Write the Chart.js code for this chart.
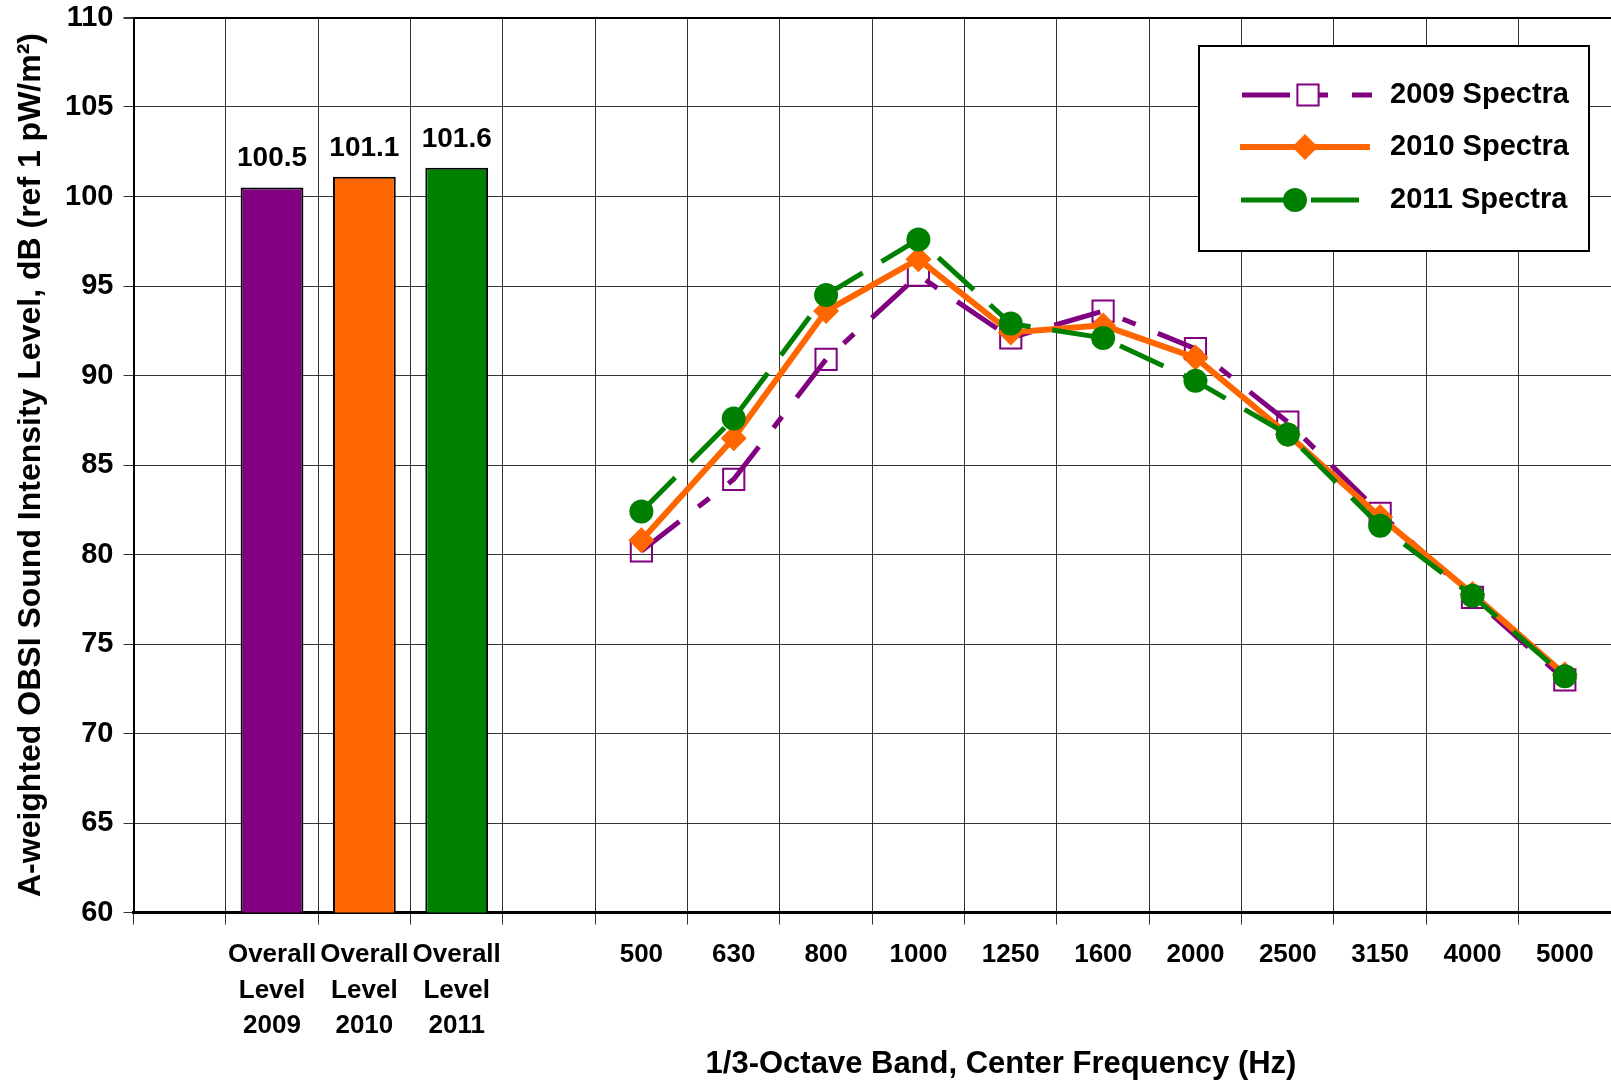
<!DOCTYPE html>
<html>
<head>
<meta charset="utf-8">
<script src="https://cdn.jsdelivr.net/npm/chart.js@4.4.1/dist/chart.umd.min.js"></script>
<style>
    html, body { margin: 0; padding: 0; background: #fff; overflow: hidden; }
    #wrap { width: 1611px; height: 1086px; position: relative; }
</style>
</head>
<body>
<div id="wrap"><canvas id="obsiChart"></canvas></div>
<script>
"use strict";

// Categories on the x axis: three overall levels, then the 1/3-octave bands
const xLabels = [
    "",
    ["Overall", "Level", "2009"],
    ["Overall", "Level", "2010"],
    ["Overall", "Level", "2011"],
    "",
    "500", "630", "800", "1000", "1250", "1600", "2000", "2500", "3150", "4000", "5000"
];

// Overall levels (bars)
const overallLevels = [null, 100.5, 101.1, 101.6, null, null, null, null, null, null, null, null, null, null, null, null];
const barColors = ["#800080", "#800080", "#FF6600", "#008000", "#800080"];

// Spectra (lines)
const spectra2009 = [null, null, null, null, null, 80.2, 84.2, 90.9, 95.6, 92.1, 93.6, 91.5, 87.4, 82.3, 77.6, 73.0];
const spectra2010 = [null, null, null, null, null, 80.8, 86.5, 93.6, 96.5, 92.4, 92.8, 91.0, 86.7, 82.1, 77.8, 73.3];
const spectra2011 = [null, null, null, null, null, 82.4, 87.6, 94.5, 97.6, 92.9, 92.1, 89.7, 86.7, 81.6, 77.7, 73.2];

const seriesNames = ["2009 Spectra", "2010 Spectra", "2011 Spectra"];

const yMin = 60;
const yMax = 110;
const yStep = 5;

const yTitle = "A-weighted OBSI Sound Intensity Level, dB (ref 1 pW/m\u00B2)";
const xTitle = "1/3-Octave Band, Center Frequency (Hz)";

const FONT = "'Liberation Sans', Arial, sans-serif";

// Values printed above the bars
const barLabelPlugin = {
    id: "barLabels",
    afterDatasetsDraw(chart) {
        const ctx = chart.ctx;
        const meta = chart.getDatasetMeta(0);
        ctx.save();
        ctx.font = "bold 28px " + FONT;
        ctx.fillStyle = "#000";
        ctx.textAlign = "center";
        ctx.textBaseline = "middle";
        meta.data.forEach(function (bar, i) {
            const v = overallLevels[i];
            if (v === null) return;
            ctx.fillText(v.toFixed(1), bar.x, bar.y - 29);
        });
        ctx.restore();
    }
};

// Axis titles (x title sits right of centre, as in the original)
const axisTitlePlugin = {
    id: "axisTitles",
    afterDraw(chart) {
        const ctx = chart.ctx;
        const area = chart.chartArea;
        ctx.save();
        ctx.font = "bold 31px " + FONT;
        ctx.fillStyle = "#000";
        ctx.textAlign = "center";
        ctx.textBaseline = "middle";
        ctx.fillText(xTitle, 1001, 1064);
        ctx.font = "bold 32px " + FONT;
        ctx.translate(31, (area.top + area.bottom) / 2);
        ctx.rotate(-Math.PI / 2);
        ctx.fillText(yTitle, 0, 0);
        ctx.restore();
    }
};

// Boxed legend with dashed line samples and markers
const legendPlugin = {
    id: "boxLegend",
    afterDraw(chart) {
        const ctx = chart.ctx;
        const box = { x: 1199, y: 46, w: 390, h: 205 };
        const rows = [95, 147, 200];
        const samples = [
            { ds: 1, x0: 1242, x1: 1372, mx: 1308 },
            { ds: 2, x0: 1240, x1: 1370, mx: 1305 },
            { ds: 3, x0: 1241, x1: 1381, mx: 1295 }
        ];
        ctx.save();
        ctx.fillStyle = "#fff";
        ctx.fillRect(box.x, box.y, box.w, box.h);
        ctx.strokeStyle = "#000";
        ctx.lineWidth = 2;
        ctx.strokeRect(box.x, box.y, box.w, box.h);

        samples.forEach(function (s, i) {
            const ds = chart.data.datasets[s.ds];
            const y = rows[i];
            ctx.save();
            ctx.strokeStyle = ds.borderColor;
            ctx.lineWidth = ds.borderWidth;
            ctx.setLineDash(ds.borderDash || []);
            ctx.beginPath();
            ctx.moveTo(s.x0, y);
            ctx.lineTo(s.x1, y);
            ctx.stroke();
            ctx.restore();

            ctx.save();
            ctx.fillStyle = ds.pointStyle === "rect" ? "#fff" : ds.pointBackgroundColor;
            ctx.strokeStyle = ds.pointBorderColor;
            ctx.lineWidth = ds.pointBorderWidth;
            Chart.helpers.drawPoint(ctx, {
                pointStyle: ds.pointStyle,
                radius: ds.pointRadius,
                rotation: 0,
                borderWidth: ds.pointBorderWidth
            }, s.mx, y);
            ctx.restore();

            ctx.font = "bold 29px " + FONT;
            ctx.fillStyle = "#000";
            ctx.textAlign = "left";
            ctx.textBaseline = "middle";
            ctx.fillText(seriesNames[i], 1390, y);
        });
        ctx.restore();
    }
};

const ctx = document.getElementById("obsiChart");

new Chart(ctx, {
    type: "bar",
    data: {
        labels: xLabels,
        datasets: [
            {
                type: "bar",
                label: "Overall Level",
                data: overallLevels,
                backgroundColor: barColors.concat(Array(11).fill("#800080")),
                borderColor: "#000",
                borderWidth: 2,
                categoryPercentage: 1,
                barPercentage: 0.68,
                order: 3
            },
            {
                type: "line",
                label: seriesNames[0],
                data: spectra2009,
                borderColor: "#800080",
                borderWidth: 5,
                borderDash: [48, 24, 14, 24],
                pointStyle: "rect",
                pointRadius: 15,
                pointBorderWidth: 2,
                pointBorderColor: "#800080",
                pointBackgroundColor: "rgba(255,255,255,0)",
                tension: 0,
                order: 2
            },
            {
                type: "line",
                label: seriesNames[1],
                data: spectra2010,
                borderColor: "#FF6600",
                borderWidth: 6,
                pointStyle: "rectRot",
                pointRadius: 13,
                pointBorderWidth: 0,
                pointBorderColor: "#FF6600",
                pointBackgroundColor: "#FF6600",
                tension: 0,
                order: 1
            },
            {
                type: "line",
                label: seriesNames[2],
                data: spectra2011,
                borderColor: "#008000",
                borderWidth: 5,
                borderDash: [48, 22],
                pointStyle: "circle",
                pointRadius: 12,
                pointBorderWidth: 0,
                pointBorderColor: "#008000",
                pointBackgroundColor: "#008000",
                tension: 0,
                order: 0
            }
        ]
    },
    options: {
        responsive: true,
        maintainAspectRatio: false,
        animation: false,
        layout: {
            autoPadding: false,
            padding: { top: 17.5, left: 0, right: 0, bottom: 0 }
        },
        plugins: {
            legend: { display: false },
            tooltip: { enabled: false },
            title: { display: false }
        },
        scales: {
            x: {
                offset: true,
                afterFit: function (scale) {
                    scale.height = 173.5;
                    scale.paddingLeft = 0;
                    scale.paddingRight = 0;
                },
                grid: {
                    offset: true,
                    color: "rgba(0,0,0,0.8)",
                    lineWidth: 1,
                    drawTicks: true,
                    tickLength: 12,
                    tickColor: "rgba(0,0,0,0.8)"
                },
                border: { display: true, color: "#000", width: 3 },
                ticks: {
                    autoSkip: false,
                    maxRotation: 0,
                    padding: 13,
                    color: "#000",
                    font: { family: FONT, size: 26, weight: "bold", lineHeight: 1.36 }
                }
            },
            y: {
                min: yMin,
                max: yMax,
                afterFit: function (scale) {
                    scale.width = 133.5;
                    scale.paddingTop = 0;
                    scale.paddingBottom = 0;
                },
                grid: {
                    color: function (c) { return c.tick && c.tick.value === yMax ? "#000" : "rgba(0,0,0,0.8)"; },
                    lineWidth: function (c) { return c.tick && c.tick.value === yMax ? 2 : 1; },
                    drawTicks: true,
                    tickLength: 10,
                    tickColor: "rgba(0,0,0,0.8)"
                },
                border: { display: true, color: "#000", width: 2 },
                ticks: {
                    stepSize: yStep,
                    padding: 10,
                    color: "#000",
                    font: { family: FONT, size: 29, weight: "bold" }
                }
            }
        }
    },
    plugins: [barLabelPlugin, axisTitlePlugin, legendPlugin]
});
</script>
</body>
</html>
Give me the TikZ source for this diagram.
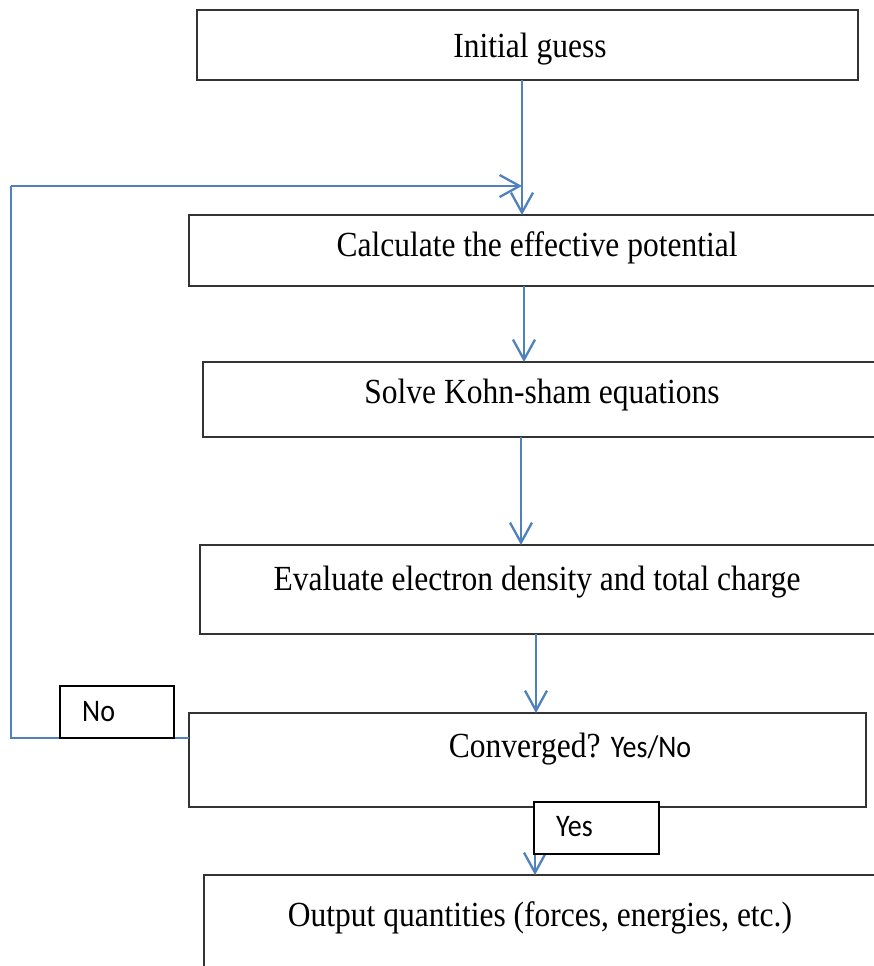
\documentclass[tikz,border=0pt]{standalone}
\usepackage{fontspec}
\setmainfont{Liberation Serif}
\newfontfamily\calib{Carlito}
\usetikzlibrary{arrows.meta}
\definecolor{flowblue}{RGB}{79,129,189}
\newcommand{\tallt}[1]{\scalebox{1}[1.12]{#1}}
\begin{document}
\begin{tikzpicture}[x=1pt,y=-1pt,
  boxstyle/.style={draw=black!80,line width=1.5pt,fill=white,inner sep=0pt,outer sep=0pt},
  txt/.style={anchor=base,inner sep=0pt,font=\fontsize{31.5}{36}\selectfont},
  stxt/.style={anchor=base west,inner sep=0pt,font=\calib\fontsize{28}{32}\selectfont},
  flow/.style={draw=flowblue,line width=2.3pt,-{Straight Barb[length=20pt,width=22pt,line width=2.3pt]}},
  fline/.style={draw=flowblue,line width=2.3pt}]
\clip (0,0) rectangle (874,966);
\fill[white] (0,0) rectangle (874,966);
% boxes
\node[boxstyle,minimum width=661pt,minimum height=70pt,anchor=north west] (b1) at (197,10) {};
\node[boxstyle,minimum width=700pt,minimum height=71pt,anchor=north west] (b2) at (189,215) {};
\node[boxstyle,minimum width=690pt,minimum height=75pt,anchor=north west] (b3) at (203,362) {};
\node[boxstyle,minimum width=690pt,minimum height=89pt,anchor=north west] (b4) at (200,545) {};
\node[boxstyle,minimum width=677pt,minimum height=94pt,anchor=north west] (b5) at (189,713) {};
\node[boxstyle,minimum width=690pt,minimum height=120pt,anchor=north west] (b6) at (204,875) {};
% texts
\node[txt] (t1) at (530,57) {\tallt{Initial guess}};
\node[txt] (t2) at (537,256) {\tallt{Calculate the effective potential}};
\node[txt] (t3) at (542,403) {\tallt{Solve Kohn-sham equations}};
\node[txt] (t4) at (537,590) {\tallt{Evaluate electron density and total charge}};
\node[txt] (t5) at (570,757) {\tallt{Converged? {\calib\fontsize{28}{32}\selectfont Yes/No}}};
\node[txt] (t6) at (540,926) {\tallt{Output quantities (forces, energies, etc.)}};
% connectors
\coordinate (a1s) at (522,80);
\coordinate (a1e) at (522,215);
\draw[flow] (a1s) -- (a1e);
\draw[flow] (524,286) -- (524,362);
\draw[flow] (521,437) -- (521,545);
\draw[flow] (536,634) -- (536,713);
\coordinate (a5s) at (535,807);
\draw[flow] (a5s) -- (535,875);
% feedback loop
\coordinate (fb1) at (11,738);
\coordinate (fb2) at (11,186);
\coordinate (fb3) at (522,186);
\draw[fline] (b5.west |- fb1) -- (fb1) -- (fb2);
\draw[flow] (fb2) -- (fb3);
% labels
\node[boxstyle,draw=black,line width=1.4pt,minimum width=114pt,minimum height=52pt,anchor=north west] (no) at (60,686) {};
\node[stxt] (not) at (82,721) {\tallt{No}};
\node[boxstyle,draw=black,line width=1.4pt,minimum width=125pt,minimum height=52pt,anchor=north west] (yes) at (534,802) {};
\node[stxt] (yest) at (556,836) {\tallt{Yes}};
\end{tikzpicture}
\end{document}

□ □ □

Exercise description - Pull out each line holding the string "this".

Written response -
Write the Chart.js code for this chart.
Give me the TikZ source for this diagram.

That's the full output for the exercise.